Review by Holly E. Ordway | posted December 24, 2001 | E-mail the Author
As the title implies, Luminous Motion is an odd and intriguing package, balanced on the narrow line between narrative and pure imagery. In this film, we meet ten-year-old Philip (Eric Lloyd), who is on an extended road trip with his mother (Deborah Kara Unger). It's no ordinary summer-vacation-style cross-country trip, however, and Philip and his mom are hardly ordinary people. Driven by the need to keep on moving, and funding their journey by seduction and petty crime, the two of them skip from town to town in search of... something. Philip only wants to keep in motion forever, just the two of them; his mother's secret yearning for something more stable will eventually put the two of them at odds.

The film takes an interesting point of view, presenting events from Philip's highly subjective perspective: as even he admits later in the film, he's an unreliable narrator even about his own life. But while this is in many ways the most interesting part of the film, director Bette Gordon never really goes anywhere with it. She's clearly fascinated by both the visual elements of the film, and the imagery contained in the language of the script, which deal with images of light and motion. Luminous Motion very nearly loses track of its fragile line of narrative, instead veering toward the realm of pure imagery and suggestion; fortunately, the narrative element remains present to a sufficient degree to provide some forward motion to the story, though not as much as I would have liked.

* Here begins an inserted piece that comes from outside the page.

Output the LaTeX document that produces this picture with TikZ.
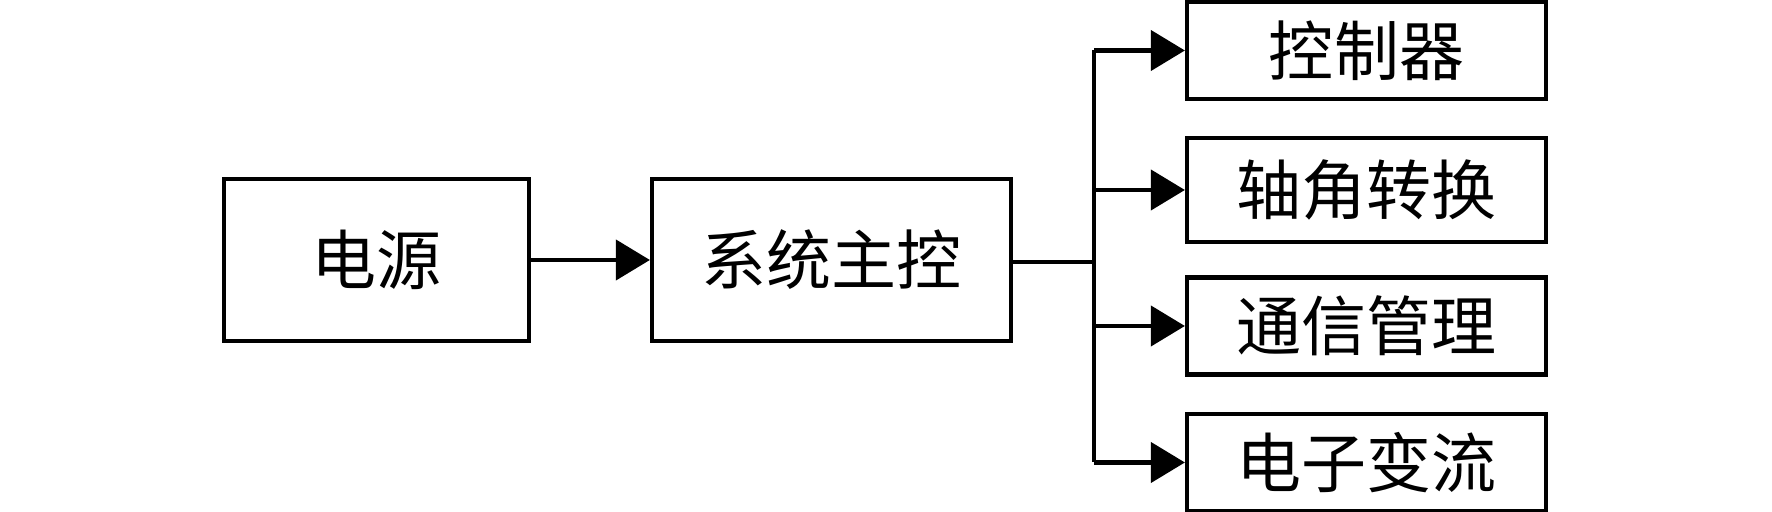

The unconventional family in Luminous Motion, with mother and son skipping from town to town, living off the proceeds of seduction and petty crime, is presented in an nonjudgmental manner; each character is treated as an individual, to be liked or disliked by the audience on his or her own merits. And in fact, young Eric Lloyd manages to be that rarity in film, an unsympathetic child character: sometimes appealing and sometimes creepy, as circumstances dictate. After seeing Deborah Kara Unger in her small part in The Game and her significant role here, I'm definitely interested in seeing her in future films as well. Her character has to be both tough and sensitive, troubled and "luminous," and she manages to pull it off quite well. It's the secondary roles that weaken the overall fabric of the film. Unger and Lloyd are excellent in the scenes that they have by themselves, but later in the film, the additional characters we meet are less than convincing, and seem to be pulling the film in contrary directions.

Video

The non-anamorphic 1.85:1 transfer of Luminous Motion is fairly attractive overall. The main weakness of the picture is the presence of a substantial number of print flaws, ranging from small flecks to persistent vertical scratches in a few scenes. On the positive side, the contrast is good, with detail apparent in both bright and dark scenes, and the colors are bright and lively.

Audio

Luminous Motion doesn't make much use of surround effects, but the Dolby 5.1 track offers clear, distortion-free sound. In some scenes, the voices are deliberately distorted for effect; the overall clarity of the track allows the dialogue in both the altered and the normal voices to come across perfectly clearly.

Extras

The Luminous Motion DVD is nearly bare-bones, featuring a trailer, brief filmographies, and web links.

Final thoughts

An official selection of the Toronto Film Festival, Luminous Motion has the strength of independent film: a topic chosen, and examined, and played out, without yielding to the pressures of commercialism and popular expectations. It's not perfect, but it's certainly interesting and worth taking a look at.